**GIVEN TASK:** Copy each line below in which the string "chart" occurs.

begin RECORDS TO USE

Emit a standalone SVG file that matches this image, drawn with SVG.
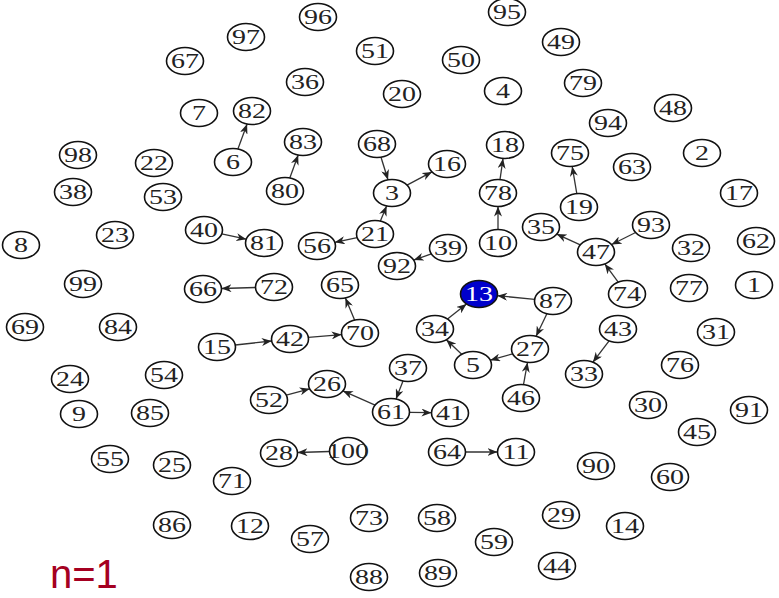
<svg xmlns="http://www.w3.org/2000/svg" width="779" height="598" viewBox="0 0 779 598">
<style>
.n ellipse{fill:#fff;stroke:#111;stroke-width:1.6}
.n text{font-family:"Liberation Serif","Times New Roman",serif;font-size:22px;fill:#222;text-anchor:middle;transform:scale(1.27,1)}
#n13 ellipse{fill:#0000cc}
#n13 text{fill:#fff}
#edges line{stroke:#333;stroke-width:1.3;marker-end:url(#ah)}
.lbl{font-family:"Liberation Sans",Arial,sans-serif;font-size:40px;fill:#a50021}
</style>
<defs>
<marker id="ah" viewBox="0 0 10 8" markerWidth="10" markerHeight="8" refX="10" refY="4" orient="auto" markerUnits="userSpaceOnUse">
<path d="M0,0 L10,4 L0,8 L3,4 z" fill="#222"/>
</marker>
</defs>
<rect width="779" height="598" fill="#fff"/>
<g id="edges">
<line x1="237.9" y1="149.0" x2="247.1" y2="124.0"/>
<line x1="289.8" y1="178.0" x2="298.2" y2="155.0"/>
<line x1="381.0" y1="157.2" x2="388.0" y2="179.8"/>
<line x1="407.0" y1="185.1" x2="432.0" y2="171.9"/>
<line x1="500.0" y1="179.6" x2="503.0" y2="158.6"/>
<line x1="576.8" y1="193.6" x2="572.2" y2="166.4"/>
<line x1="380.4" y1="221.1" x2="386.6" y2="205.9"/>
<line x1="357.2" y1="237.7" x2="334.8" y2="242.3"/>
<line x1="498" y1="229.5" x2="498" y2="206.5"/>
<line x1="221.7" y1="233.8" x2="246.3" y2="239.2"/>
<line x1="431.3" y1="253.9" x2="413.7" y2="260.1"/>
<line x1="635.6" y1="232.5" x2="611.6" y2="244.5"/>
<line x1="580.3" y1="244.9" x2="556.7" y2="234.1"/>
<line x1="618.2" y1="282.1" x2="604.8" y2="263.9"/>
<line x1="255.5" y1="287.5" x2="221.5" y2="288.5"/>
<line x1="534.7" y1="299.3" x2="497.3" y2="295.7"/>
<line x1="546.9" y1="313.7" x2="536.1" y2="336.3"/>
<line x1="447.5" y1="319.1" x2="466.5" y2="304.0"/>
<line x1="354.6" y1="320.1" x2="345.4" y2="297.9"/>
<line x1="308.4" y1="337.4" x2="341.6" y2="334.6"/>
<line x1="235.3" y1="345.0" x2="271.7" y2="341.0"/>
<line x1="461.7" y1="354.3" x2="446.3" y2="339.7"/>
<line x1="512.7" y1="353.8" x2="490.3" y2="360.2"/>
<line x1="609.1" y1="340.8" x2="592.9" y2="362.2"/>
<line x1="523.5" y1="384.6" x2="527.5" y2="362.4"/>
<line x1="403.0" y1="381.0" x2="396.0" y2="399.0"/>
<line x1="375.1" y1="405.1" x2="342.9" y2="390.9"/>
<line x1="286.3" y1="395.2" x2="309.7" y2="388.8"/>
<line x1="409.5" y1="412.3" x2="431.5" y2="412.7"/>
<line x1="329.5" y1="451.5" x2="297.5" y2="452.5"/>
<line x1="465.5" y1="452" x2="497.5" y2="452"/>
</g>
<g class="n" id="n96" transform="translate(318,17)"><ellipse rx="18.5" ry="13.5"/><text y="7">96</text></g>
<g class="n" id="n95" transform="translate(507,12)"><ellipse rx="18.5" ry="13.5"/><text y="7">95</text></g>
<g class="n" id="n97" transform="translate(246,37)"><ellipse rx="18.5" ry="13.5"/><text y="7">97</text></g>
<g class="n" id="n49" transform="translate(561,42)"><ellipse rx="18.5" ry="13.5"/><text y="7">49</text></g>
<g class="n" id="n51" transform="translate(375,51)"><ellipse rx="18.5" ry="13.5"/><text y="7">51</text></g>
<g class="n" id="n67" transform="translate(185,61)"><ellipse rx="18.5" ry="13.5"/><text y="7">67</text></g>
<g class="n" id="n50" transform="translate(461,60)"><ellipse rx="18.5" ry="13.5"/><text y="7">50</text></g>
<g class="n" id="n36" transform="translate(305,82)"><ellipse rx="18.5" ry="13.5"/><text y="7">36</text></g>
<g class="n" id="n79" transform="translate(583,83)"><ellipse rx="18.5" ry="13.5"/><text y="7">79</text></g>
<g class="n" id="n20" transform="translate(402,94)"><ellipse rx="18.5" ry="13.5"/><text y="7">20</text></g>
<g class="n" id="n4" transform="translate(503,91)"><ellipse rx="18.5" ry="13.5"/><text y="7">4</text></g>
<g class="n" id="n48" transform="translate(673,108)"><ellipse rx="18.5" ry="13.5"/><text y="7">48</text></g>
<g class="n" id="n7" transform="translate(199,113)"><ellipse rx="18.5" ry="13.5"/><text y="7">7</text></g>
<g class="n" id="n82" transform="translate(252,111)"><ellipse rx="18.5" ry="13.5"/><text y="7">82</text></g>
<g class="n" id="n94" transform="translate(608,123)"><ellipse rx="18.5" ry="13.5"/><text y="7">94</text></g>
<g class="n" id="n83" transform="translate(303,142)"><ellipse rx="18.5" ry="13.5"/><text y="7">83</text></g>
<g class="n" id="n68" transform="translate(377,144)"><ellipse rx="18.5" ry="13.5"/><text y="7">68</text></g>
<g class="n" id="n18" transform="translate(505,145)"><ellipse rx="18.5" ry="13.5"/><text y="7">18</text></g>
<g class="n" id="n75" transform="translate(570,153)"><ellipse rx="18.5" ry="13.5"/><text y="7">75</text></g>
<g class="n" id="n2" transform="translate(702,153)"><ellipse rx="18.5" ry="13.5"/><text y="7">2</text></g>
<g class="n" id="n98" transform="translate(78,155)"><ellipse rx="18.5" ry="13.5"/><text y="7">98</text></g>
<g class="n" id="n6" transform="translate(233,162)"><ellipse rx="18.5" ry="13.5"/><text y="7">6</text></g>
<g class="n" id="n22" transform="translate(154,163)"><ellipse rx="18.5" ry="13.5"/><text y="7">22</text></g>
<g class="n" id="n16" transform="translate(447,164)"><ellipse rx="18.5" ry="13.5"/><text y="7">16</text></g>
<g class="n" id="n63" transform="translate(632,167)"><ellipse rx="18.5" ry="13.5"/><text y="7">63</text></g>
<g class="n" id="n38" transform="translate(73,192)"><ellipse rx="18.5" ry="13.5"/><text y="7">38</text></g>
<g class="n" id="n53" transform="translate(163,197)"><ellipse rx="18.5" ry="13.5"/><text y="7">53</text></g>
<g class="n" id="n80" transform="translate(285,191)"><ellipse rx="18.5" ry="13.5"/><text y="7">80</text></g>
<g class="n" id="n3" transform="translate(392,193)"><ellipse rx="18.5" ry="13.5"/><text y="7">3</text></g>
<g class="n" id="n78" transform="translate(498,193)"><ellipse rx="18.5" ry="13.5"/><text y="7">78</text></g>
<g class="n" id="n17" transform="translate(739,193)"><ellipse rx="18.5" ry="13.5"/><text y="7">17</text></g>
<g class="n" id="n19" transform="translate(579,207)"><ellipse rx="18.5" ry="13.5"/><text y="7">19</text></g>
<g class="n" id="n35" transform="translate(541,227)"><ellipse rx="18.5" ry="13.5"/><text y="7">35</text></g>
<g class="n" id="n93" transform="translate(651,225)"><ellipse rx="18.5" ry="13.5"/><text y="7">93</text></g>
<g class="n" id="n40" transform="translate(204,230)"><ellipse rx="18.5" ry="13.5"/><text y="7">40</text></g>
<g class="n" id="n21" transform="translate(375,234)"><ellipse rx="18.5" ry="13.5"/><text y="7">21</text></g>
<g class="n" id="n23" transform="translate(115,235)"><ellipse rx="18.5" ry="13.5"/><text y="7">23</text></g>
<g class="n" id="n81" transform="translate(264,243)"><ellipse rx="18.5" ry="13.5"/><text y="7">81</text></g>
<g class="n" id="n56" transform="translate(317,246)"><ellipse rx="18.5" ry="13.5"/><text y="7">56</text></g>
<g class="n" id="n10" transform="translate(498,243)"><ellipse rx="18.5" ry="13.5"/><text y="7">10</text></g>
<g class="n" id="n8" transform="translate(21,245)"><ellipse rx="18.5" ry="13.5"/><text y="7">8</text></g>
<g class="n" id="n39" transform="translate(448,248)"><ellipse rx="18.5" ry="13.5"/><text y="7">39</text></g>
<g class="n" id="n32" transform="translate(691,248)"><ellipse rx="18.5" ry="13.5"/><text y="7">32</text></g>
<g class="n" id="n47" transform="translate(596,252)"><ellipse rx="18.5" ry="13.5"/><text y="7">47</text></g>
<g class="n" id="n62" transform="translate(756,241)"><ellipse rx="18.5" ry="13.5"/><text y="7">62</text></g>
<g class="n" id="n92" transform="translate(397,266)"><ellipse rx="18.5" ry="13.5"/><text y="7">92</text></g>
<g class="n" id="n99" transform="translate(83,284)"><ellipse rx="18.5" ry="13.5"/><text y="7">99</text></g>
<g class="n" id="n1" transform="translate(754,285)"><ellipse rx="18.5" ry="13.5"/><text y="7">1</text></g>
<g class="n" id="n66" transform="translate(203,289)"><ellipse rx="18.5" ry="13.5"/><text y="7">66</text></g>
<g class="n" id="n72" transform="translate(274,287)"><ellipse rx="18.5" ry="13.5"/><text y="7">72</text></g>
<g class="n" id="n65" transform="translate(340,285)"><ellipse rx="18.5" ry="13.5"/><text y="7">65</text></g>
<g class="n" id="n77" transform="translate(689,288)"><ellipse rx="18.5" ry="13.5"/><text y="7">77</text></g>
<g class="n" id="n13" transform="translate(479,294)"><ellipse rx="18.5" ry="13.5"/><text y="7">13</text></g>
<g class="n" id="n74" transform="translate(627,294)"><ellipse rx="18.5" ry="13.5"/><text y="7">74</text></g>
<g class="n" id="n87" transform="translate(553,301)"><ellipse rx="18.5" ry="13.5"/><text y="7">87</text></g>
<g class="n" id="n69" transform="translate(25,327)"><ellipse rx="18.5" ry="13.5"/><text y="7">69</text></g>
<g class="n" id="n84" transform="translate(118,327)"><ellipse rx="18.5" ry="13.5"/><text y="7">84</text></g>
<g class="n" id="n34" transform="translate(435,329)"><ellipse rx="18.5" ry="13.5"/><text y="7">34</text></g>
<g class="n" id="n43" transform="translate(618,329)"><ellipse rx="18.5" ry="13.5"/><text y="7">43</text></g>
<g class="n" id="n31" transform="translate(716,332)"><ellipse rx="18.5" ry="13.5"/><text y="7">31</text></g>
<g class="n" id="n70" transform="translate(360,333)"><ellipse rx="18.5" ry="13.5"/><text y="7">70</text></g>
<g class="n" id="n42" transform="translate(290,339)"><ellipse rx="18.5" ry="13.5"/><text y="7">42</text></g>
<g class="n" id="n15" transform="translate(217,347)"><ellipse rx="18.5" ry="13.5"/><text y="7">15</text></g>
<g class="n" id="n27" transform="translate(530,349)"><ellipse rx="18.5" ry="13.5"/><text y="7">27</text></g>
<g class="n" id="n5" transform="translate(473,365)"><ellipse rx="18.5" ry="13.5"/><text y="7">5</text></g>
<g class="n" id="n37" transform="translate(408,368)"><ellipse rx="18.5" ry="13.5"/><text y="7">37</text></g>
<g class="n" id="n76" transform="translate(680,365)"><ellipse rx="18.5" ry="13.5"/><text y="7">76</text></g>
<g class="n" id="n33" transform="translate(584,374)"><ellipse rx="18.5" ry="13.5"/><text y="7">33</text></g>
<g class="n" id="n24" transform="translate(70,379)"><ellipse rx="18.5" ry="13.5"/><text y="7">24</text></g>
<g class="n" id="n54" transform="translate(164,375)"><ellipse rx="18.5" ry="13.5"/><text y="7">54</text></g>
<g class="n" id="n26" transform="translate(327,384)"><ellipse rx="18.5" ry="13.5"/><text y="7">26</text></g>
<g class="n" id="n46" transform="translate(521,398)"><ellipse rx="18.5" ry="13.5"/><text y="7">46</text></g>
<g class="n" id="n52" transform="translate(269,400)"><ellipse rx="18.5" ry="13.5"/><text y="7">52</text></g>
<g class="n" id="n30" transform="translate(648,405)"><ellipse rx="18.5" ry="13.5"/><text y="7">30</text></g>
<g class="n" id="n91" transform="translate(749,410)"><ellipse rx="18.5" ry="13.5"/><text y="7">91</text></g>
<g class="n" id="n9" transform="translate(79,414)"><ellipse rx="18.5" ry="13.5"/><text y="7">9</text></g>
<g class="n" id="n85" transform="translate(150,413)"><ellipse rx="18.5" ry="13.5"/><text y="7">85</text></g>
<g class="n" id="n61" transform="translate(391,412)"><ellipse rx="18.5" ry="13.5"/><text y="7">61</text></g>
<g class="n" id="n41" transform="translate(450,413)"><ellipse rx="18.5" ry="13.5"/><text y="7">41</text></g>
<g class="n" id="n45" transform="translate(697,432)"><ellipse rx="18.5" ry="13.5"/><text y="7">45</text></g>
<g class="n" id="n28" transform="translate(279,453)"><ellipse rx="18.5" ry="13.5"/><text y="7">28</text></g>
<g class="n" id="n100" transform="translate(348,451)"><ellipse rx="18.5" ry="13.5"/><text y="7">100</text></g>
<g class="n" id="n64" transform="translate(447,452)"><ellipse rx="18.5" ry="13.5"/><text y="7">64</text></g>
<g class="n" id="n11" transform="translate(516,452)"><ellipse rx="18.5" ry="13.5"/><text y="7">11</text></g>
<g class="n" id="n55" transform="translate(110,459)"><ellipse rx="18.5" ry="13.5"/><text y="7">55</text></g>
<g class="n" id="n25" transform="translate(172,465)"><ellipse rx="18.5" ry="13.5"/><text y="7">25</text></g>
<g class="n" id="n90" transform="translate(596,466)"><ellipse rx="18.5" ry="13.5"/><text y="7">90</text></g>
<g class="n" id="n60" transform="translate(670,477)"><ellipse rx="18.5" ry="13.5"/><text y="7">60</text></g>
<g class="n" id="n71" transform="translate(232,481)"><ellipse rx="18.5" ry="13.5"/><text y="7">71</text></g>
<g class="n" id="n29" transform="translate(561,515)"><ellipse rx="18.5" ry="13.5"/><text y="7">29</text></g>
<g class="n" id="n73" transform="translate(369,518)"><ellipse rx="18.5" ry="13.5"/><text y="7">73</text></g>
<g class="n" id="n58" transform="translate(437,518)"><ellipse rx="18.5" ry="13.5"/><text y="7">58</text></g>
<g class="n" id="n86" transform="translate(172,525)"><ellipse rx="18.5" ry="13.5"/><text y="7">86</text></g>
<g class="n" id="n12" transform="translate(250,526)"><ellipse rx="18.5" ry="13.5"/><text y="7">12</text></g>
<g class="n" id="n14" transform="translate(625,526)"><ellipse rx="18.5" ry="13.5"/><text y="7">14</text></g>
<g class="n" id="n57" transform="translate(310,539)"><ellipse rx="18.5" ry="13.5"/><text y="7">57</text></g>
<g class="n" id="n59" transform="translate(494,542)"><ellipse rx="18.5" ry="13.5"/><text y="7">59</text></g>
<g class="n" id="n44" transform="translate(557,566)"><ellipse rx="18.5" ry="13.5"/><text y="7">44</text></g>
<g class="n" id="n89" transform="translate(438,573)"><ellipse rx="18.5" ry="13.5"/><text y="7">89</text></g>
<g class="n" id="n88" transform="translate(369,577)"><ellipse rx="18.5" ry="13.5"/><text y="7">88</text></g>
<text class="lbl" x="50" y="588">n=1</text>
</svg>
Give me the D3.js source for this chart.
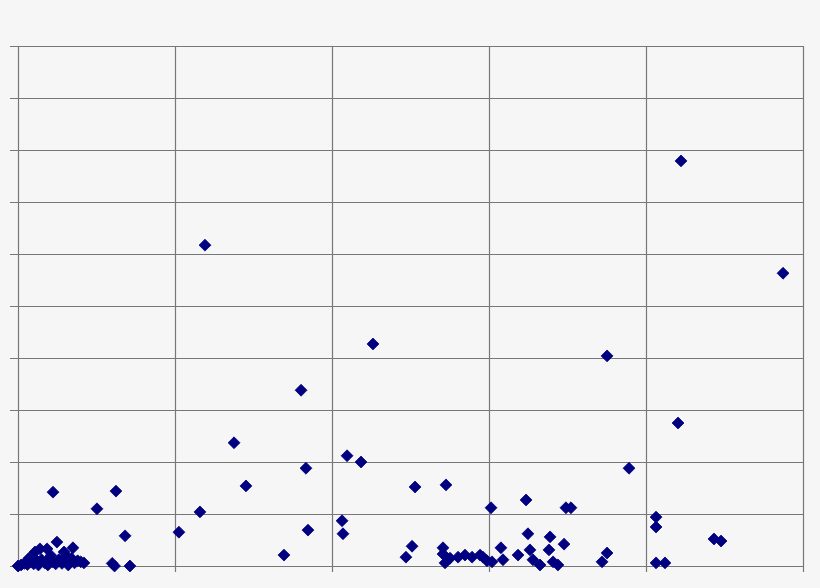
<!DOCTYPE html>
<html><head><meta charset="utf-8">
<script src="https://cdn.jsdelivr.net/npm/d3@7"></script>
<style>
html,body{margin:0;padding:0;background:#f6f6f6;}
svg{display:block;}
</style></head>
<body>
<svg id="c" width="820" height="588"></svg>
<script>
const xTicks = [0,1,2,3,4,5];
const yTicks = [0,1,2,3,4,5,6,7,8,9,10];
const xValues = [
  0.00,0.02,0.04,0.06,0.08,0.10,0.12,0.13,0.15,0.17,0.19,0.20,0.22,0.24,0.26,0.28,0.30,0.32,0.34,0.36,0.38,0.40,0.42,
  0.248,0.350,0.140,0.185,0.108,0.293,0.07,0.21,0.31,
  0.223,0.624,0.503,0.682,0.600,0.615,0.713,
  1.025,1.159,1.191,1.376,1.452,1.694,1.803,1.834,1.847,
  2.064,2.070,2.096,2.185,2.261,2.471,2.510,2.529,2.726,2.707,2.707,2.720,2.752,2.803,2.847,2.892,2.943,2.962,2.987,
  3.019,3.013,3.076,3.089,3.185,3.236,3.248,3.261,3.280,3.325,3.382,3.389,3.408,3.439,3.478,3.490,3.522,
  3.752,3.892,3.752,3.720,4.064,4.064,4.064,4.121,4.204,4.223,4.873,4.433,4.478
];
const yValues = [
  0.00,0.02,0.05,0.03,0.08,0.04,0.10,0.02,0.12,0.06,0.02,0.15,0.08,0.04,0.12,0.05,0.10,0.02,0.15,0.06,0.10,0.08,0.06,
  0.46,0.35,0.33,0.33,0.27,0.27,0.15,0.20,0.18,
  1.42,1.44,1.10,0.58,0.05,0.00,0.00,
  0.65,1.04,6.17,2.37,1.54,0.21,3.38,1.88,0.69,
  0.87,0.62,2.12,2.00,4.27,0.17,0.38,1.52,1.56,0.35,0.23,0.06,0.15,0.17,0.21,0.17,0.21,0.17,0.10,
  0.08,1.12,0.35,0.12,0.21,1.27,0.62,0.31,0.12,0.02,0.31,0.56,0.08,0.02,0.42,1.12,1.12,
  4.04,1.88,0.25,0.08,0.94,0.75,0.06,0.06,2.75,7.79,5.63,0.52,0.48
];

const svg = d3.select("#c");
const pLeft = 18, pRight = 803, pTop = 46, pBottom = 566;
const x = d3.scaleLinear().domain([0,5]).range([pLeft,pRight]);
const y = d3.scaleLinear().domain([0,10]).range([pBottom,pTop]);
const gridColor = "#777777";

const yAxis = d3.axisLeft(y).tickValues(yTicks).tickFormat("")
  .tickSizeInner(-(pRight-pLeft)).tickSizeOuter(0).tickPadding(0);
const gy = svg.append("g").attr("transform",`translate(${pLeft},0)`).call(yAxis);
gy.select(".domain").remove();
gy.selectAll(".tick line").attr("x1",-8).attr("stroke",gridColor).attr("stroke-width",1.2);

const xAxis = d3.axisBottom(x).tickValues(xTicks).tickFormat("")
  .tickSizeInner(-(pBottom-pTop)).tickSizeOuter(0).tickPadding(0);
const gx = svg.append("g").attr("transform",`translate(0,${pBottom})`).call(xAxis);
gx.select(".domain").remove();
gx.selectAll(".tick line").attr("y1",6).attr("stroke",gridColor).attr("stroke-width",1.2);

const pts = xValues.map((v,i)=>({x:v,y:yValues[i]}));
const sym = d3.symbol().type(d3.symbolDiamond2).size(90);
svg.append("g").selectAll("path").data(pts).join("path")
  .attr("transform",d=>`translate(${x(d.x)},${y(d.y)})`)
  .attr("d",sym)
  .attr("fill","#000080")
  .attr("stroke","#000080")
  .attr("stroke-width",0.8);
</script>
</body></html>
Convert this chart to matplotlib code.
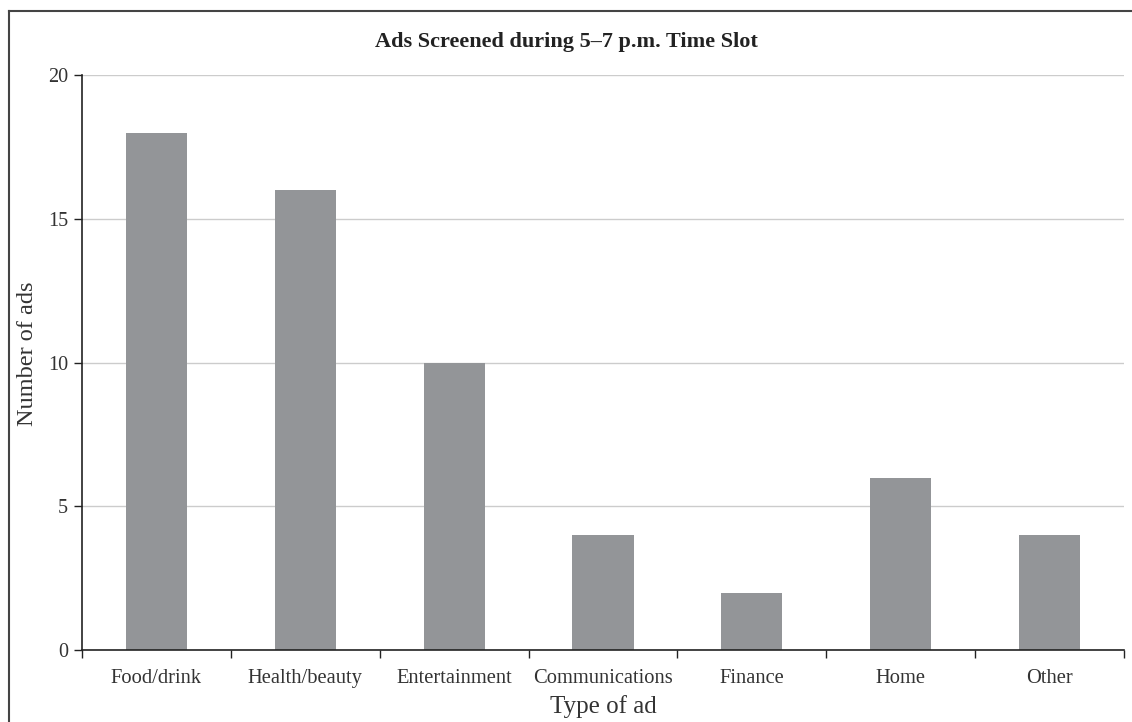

end RECORDS TO USE

**THE ANSWER:**
Give me the D3.js source for this chart.
Convert this chart to matplotlib code.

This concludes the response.